Marcelo Rebelo de Sousa falava no Campus de Carcavelos da Universidade Nova de Lisboa, na abertura de uma conferência sobre responsabilização e democratização das instituições e prevenção da fraude, em que também discursou a procuradora-geral da República, Lucília Gago.
"O desafio da reconstrução económica e social pós-pandémico em Portugal é o desafio das nossas vidas nos próximos longos anos", declarou o chefe de Estado, apelando a um "sentido ainda mais apurado de responsabilidade ética de todos os atores, políticos, económicos, judiciais, militares e educativos".
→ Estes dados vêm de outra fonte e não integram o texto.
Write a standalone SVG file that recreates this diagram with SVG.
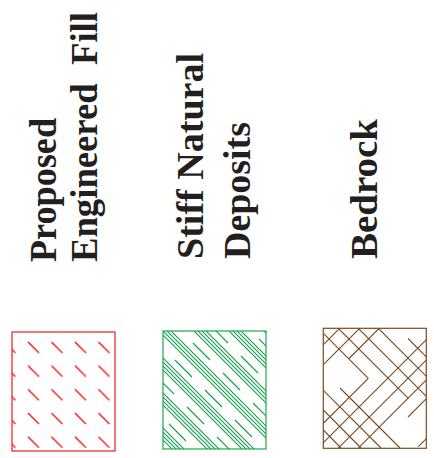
<svg xmlns="http://www.w3.org/2000/svg" width="434" height="458" viewBox="0 0 434 458">
<style>
.lbl{font-family:"Liberation Serif","Times New Roman",serif;font-weight:bold;font-size:38px;fill:#231f20;white-space:pre}
.box{fill:none;stroke-width:1.2}
</style>
<defs>
<pattern id="pRed" x="3.5" y="341" width="23.5" height="23.7" patternUnits="userSpaceOnUse">
<line x1="1" y1="1" x2="12" y2="12" stroke="#ff0000" stroke-width="1.3"/>
</pattern>
<clipPath id="cG"><rect x="163" y="331" width="103" height="118"/></clipPath>
<clipPath id="cB"><rect x="323.3" y="328.3" width="103" height="120"/></clipPath>
</defs>

<g id="labels">
<text class="lbl" transform="translate(56,262) rotate(-90)" textLength="144" lengthAdjust="spacingAndGlyphs">Proposed</text>
<text class="lbl" transform="translate(97,262) rotate(-90)" textLength="250" lengthAdjust="spacingAndGlyphs">Engineered  Fill</text>
<text class="lbl" transform="translate(203,259) rotate(-90)" textLength="206" lengthAdjust="spacingAndGlyphs">Stiff Natural</text>
<text class="lbl" transform="translate(250,259) rotate(-90)" textLength="137" lengthAdjust="spacingAndGlyphs">Deposits</text>
<text class="lbl" transform="translate(377,259) rotate(-90)" textLength="140" lengthAdjust="spacingAndGlyphs">Bedrock</text>
</g>

<g id="fill-legend">
<rect x="12" y="332" width="103" height="119" fill="url(#pRed)" stroke="none"/>
<rect class="box" x="12" y="332" width="103" height="119" stroke="#ed1c24"/>
</g>

<g id="stiff-legend">
<g clip-path="url(#cG)" fill="none" stroke="#12a04a" stroke-width="1.1">
<path stroke="#12a04a" d="M150,205 L280,335 M150,209 L280,339 M150,213 L280,343 M150,217 L280,347
M150,240 L280,370 M150,244 L280,374 M150,248 L280,378 M150,252 L280,382
M150,275 L280,405 M150,279 L280,409 M150,283 L280,413 M150,287 L280,417
M150,310 L280,440 M150,314 L280,444 M150,318 L280,448 M150,322 L280,452
M150,345 L280,475 M150,349 L280,479 M150,353 L280,483 M150,357 L280,487
M150,380 L280,510 M150,384 L280,514 M150,388 L280,518 M150,392 L280,522
M150,415 L280,545 M150,419 L280,549 M150,423 L280,553 M150,427 L280,557"/>
<path stroke="#12a04a" d="M259,339 L276,356
M211,326 L228,343 M241,356 L258,373
M193,343 L210,360 M223,373 L240,390 M253,403 L270,420
M175,360 L192,377 M205,390 L222,407 M235,420 L252,437 M265,450 L282,467
M157,377 L174,394 M187,407 L204,424 M217,437 L234,454
M169,424 L186,441"/>
</g>
<rect class="box" x="163" y="331" width="103" height="118" stroke="#1fa84f"/>
</g>

<g id="bedrock-legend">
<g clip-path="url(#cB)" fill="none" stroke="#7a4a1f" stroke-width="1.1">
<path stroke="#7a4a1f" d="M408,338.5 L430,360.5 M378.3,328.3 L430,380 M358.3,328.3 L430,400 M338.3,328.3 L408.3,398.3 M320,330 L368.3,378.3
M340,388 L400,448 M323.3,390.3 L381,448 M323.3,410 L361,448 M323.3,430 L341,448"/>
<path stroke="#7a4a1f" d="M320,348 L341,327 M320,368 L361,327 M348.75,358.75 L381,326.5 M368.3,378.3 L320,426.6
M320,446 L430,336 M338,448.3 L430,356.3 M358,448.3 L430,376.3 M408,417 L430,395 M418.3,446.7 L430,435"/>
</g>
<rect class="box" x="323.3" y="328.3" width="103" height="120" stroke="#7a4a1f"/>
</g>
</svg>
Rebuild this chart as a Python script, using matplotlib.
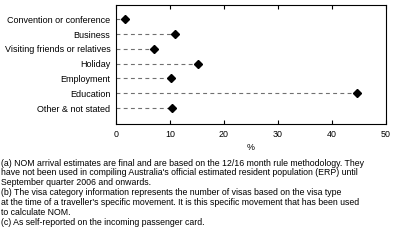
import matplotlib
matplotlib.use("Agg")
import matplotlib.pyplot as plt

categories = ["Convention or conference", "Business", "Visiting friends or relatives",
              "Holiday", "Employment", "Education", "Other & not stated"]
values = [1.7, 10.9, 7.0, 15.1, 10.1, 44.6, 10.4]
xticks = [0, 10, 20, 30, 40, 50]
footnotes = [
    "(a) NOM arrival estimates are final and are based on the 12/16 month rule methodology. They",
    "have not been used in compiling Australia's official estimated resident population (ERP) until",
    "September quarter 2006 and onwards.",
    "(b) The visa category information represents the number of visas based on the visa type",
    "at the time of a traveller's specific movement. It is this specific movement that has been used",
    "to calculate NOM.",
    "(c) As self-reported on the incoming passenger card.",
]

plt.rcParams['font.family'] = ['Liberation Sans', 'DejaVu Sans']
W, H = 397, 246
fig = plt.figure(figsize=(W / 100, H / 100), dpi=100)
ax = fig.add_axes([116 / W, 1 - 124 / H, (386 - 116) / W, (124 - 5) / H])

ys = list(range(len(categories)))
for y, v in zip(ys, values):
    ax.plot([0, v], [y, y], ls=(0, (3.5, 3)), color='#707070', lw=0.8)
ax.plot(values, ys, 'D', color='black', ms=4, mec='black')

ax.set_xlim(0, 50)
ax.set_ylim(len(categories) - 1 + 1.08, -0.97)
ax.set_xticks(xticks)
ax.set_xticklabels([str(t) for t in xticks], fontsize=6.4)
ax.set_yticks(ys)
ax.set_yticklabels(categories, fontsize=6.5)
ax.tick_params(axis='y', length=0, pad=4)
ax.tick_params(axis='x', direction='in', length=3, width=0.8, top=True, pad=4)
for s in ax.spines.values():
    s.set_linewidth(0.8)
ax.set_xlabel('%', fontsize=6.4, labelpad=3)

y0 = 163
for i, line in enumerate(footnotes):
    fig.text(1 / W, 1 - (y0 + i * 9.9) / H, line, fontsize=6.3, va='center', ha='left')

fig.savefig('out.png', dpi=100)
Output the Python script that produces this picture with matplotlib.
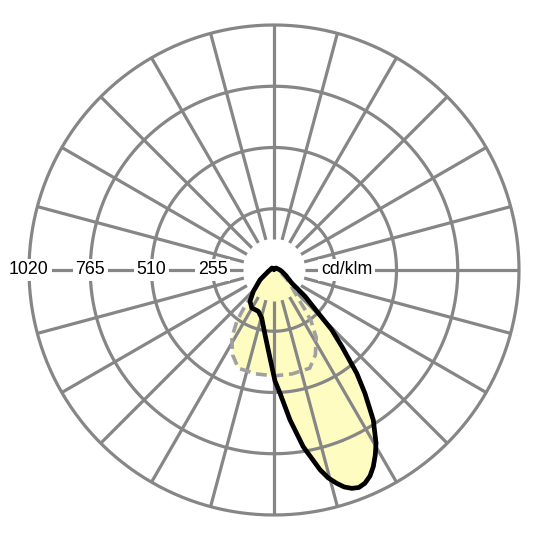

Retomando mensagens do seu discurso do 5 de Outubro, o Presidente da República disse que a pandemia de covid-19 expôs e agravou "atrasos estruturais" e que esta é uma oportunidade imperdível para tornar o país mais inclusivo, esbatendo "clivagens sociais", "assimetrias regionais" e "divergências geracionais".
Nesta intervenção, o chefe de Estado apontou também a necessidade de se "levar a cabo a modernização do Estado", para fazer de Portugal "um país que sabiamente articula Administração Pública, setor social e iniciativa privada, num desígnio eficaz de geração de competitividade económica".
A reconstrução do país "nunca poderá ser propósito individual, de um partido, de um sindicato, de uma confederação patronal, de um Governo, de um Presidente da República", advertiu, contrapondo que "são precisos todos os portugueses".
Relativamente à execução dos fundos europeus, Marcelo Rebelo de Sousa argumentou que "mais vale prevenir do que remediar" e defendeu que é preciso "criar mecanismos preventivos que permitam atualizar e revitalizar constantemente uma gestão de eficácia, eficiência e transparência e dissuadam potenciais infratores".
"O equilíbrio entre eficiência e rapidez, e garantia da legalidade e prevenção da fraude passa muito pelas regras das contração pública, flexíveis mas não laxistas", referiu.
Segundo o Presidente da República, por outro lado, "a prevenção e o controlo de várias entidades exigem exemplar coordenação", um "trabalho em rede", com "ação concertada de todos os agentes".
"Cumpre definir prioridades e instituir mecanismos que funcionem de prevenção e de identificação dos fatores de risco. É necessário que o sistema político, nele englobando o sistema judiciário, administrativo, mas também a sociedade civil, participem e assumam a definição de prioridades, congreguem esforços e estabeleçam um consenso alargado nesta matéria", acrescentou.
Além disso, exigiu "transparência total acerca dos fundos e sua utilização, em cada momento temporal", considerando que "os portugueses têm direito a exigir que sejam garantidos não só os mecanismos de prevenção e repressão de forma coordenada, mas que isso seja visível, compreensível, detetável, passível de escrutínio pelos cidadãos".
Marcelo Rebelo de Sousa afirmou que "um menor sucesso" na aplicação dos fundos europeus seria intolerável: "Seria um fracasso da nossa democracia. Não o podemos tolerar e não o vamos tolerar".
"Há mais vida para além do Plano de Recuperação e Resiliência (PRR) e até de todos os fundos europeus que são ainda mais até 2027, mas o seu uso rigoroso, eficaz e transparente contribuirá para a vida que iremos ter por muitos anos", insistiu.
Esta conferência foi organizada por um grupo de reflexão constituído em agosto do ano passado, por proposta do Departamento Central de Investigação e Ação Penal (DCIAP), com duração prevista de dois anos, para desenvolver estratégias de prevenção e combate a fraudes com fundos europeus, em particular aqueles de resposta à crise provocada pela pandemia de covid-19.
O chefe de Estado congratulou-se com a criação deste grupo de reflexão "multidisciplinar e interinstitucional", do qual fazem parte magistrados do Ministério Público e representantes do Organismo Europeu de Luta Antifraude, do Tribunal de Contas, do Banco de Portugal, da Polícia Judiciária e, da Inspeção-Geral das Finanças, entre outras entidades.